Incident Response - A Digital Solution
When people ask me what I do for work and I say that I work at TaskCall and that it is an incident response system, I usually get a blank look. That is a fair description but it also uses two words in conjunction – incident response – that most people are unfamiliar with. Unless you have experienced the need for it yourself, there is a good chance you are not aware of it despite the fact that it is a growing segment.
Possible Incident Types
Incident response is the process of addressing a technical issue that occurs in a company. It could be:
- Business application and database Issues
- Untested deployment releases
- Maintenance issues
- Cyber-security attack
- Network outage
- Datacenter outage
- Hardware failure
Examples of Notable Major Incidents
These issues or incidents (the latter is the technical term) are not as infrequent as people may be led to believe. They happen quite often. The bigger the firm, the more they happen. Only when they last for an extended period of time, it comes to the public lime light eating into the reputation of the company and its revenue. Some of the honorary mentions of outages of recent times are:
- Facebook and WhatsApp (5th October, 2021) – The outage lasted for 6 hours and affected 3.6 billion users. Estimates suggest that losses amounted to $100,000,000.
- Tesla (10th November, 2021) – Tesla owners were unable to start their car from the app for several hours. Tesla only realized there was an issue after owners started complaining. At least 500 people reported the issue.
- Amazon (8th December, 2021) – AWS, Prime Video and Alexa were affected. It was the third major outage for Amazon in the year.
Incident Response Policy
We live in a very fast paced digital world and a competitive landscape. Statistics suggest that 53% of mobile users will leave a site if it takes more than 3 seconds to load. If that is the benchmark, then having an outage for several minutes or worse, several hours, can be irreparably damaging to the business.

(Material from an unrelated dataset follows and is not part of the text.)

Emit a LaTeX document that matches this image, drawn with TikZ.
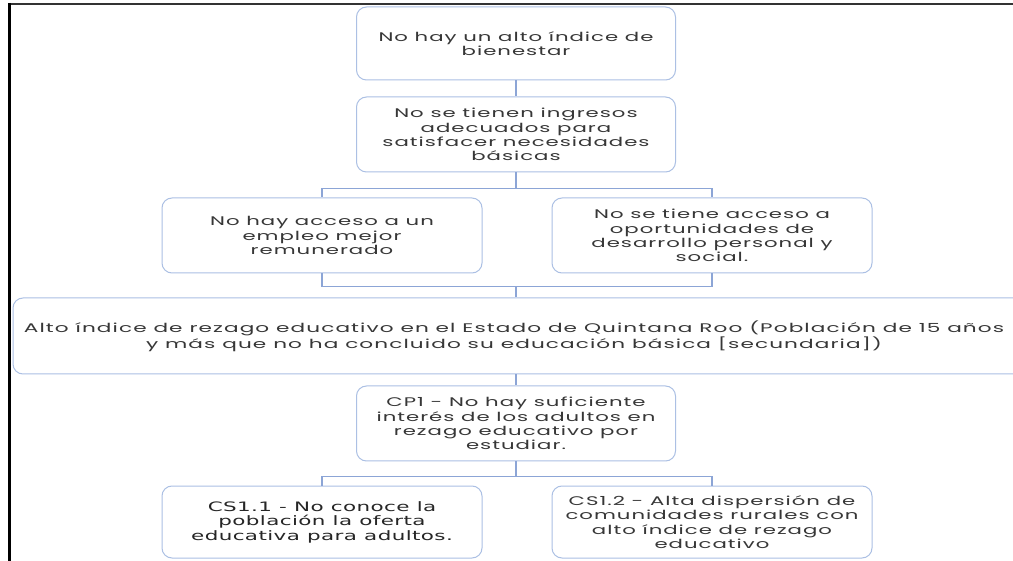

Hence, it is of utmost importance that each company has a policy on handling incidents when they do occur. It should outline:
- How incidents should be detected
- Who they should be assigned to
- How responders will collaborate
- How the impact should be minimized
- How customers will be notified
- How internal teams and stakeholders will be kept informed on the progress
- How the cause and impact should be evaluated to avoid future occurrences
Except for responding, resolving and setting future precautions, the rest of the steps can actually be fully automated and handled by monitoring tools and incident response systems. They expedite the whole process and, in essence, reduce the incurred losses.
Automation in Incident Response
- Incident Detection – Entire systems and infrastructures can be automatically safeguarded by monitoring tools like Amazon CloudWatch, DataDog, PRTG, Pingdom, CrowdStrike, etc. These tools are incredibly efficient at ascertaining the performance of your system and identifying anomalies when they occur.
- Incident Notification – Once the incident is detected, it is passed on to an incident response system like TaskCall through integrations. It then determines who the correct on-call responders are for the type of issue and persistently notifies them through emails, push notifications, SMS, voice calls and chat-ops tools like Slack. If the primary on-call does not respond then the incident is automatically escalated to the secondary.
- Response Mobilization – Every second of downtime is costly and the objective should be to reduce it. Incident response systems do just that. They provide all the tools necessary for immediate collaboration and engaging other responders. In some cases it is also possible to engage the tools to trigger pre-configured resolutions of the incident with a single click.
- Impact Identification – A technical infrastructure is a mesh of interwoven components. An impact in one area can affect others. A sophisticated incident response application can automatically help identify and visualize these secondary and tertiary impacts on the system, saving responders even more time.
- Status Dashboards – Although customers are generally notified about on-going issues at the surface level through social media like Twitter or Facebook or the company’s own website, the status updates to internal teams and stakeholders are provided through status dashboards offered by incident response systems. Technical details can be posted here and transmitted to the interested parties in a secured manner. It avoids responders from having to answer the same inquiries about progress from multiple colleagues.
- Postmortems – After the incident has been resolved, its evaluation is critical. Incident response systems provide all the data needed here – what caused the issue, how long it took to acknowledge it, how long it took to resolve it, how many people were involved, which systems were impacted, which business segments were impacted and what the monetary loss was. All critical information is automatically put together for an effective postmortem.
Responding to an incident is not fun. It is exacerbated by the time crunch each responder has to work under, knowing that every minute is costing the firm thousands of dollars. The process is strenuous as it is, but it can be made easier by magnitudes through the usage of incident response systems. They work in conjunction with your monitoring tools to keep you sane when everything else is going upside down. They will save you precious time and money.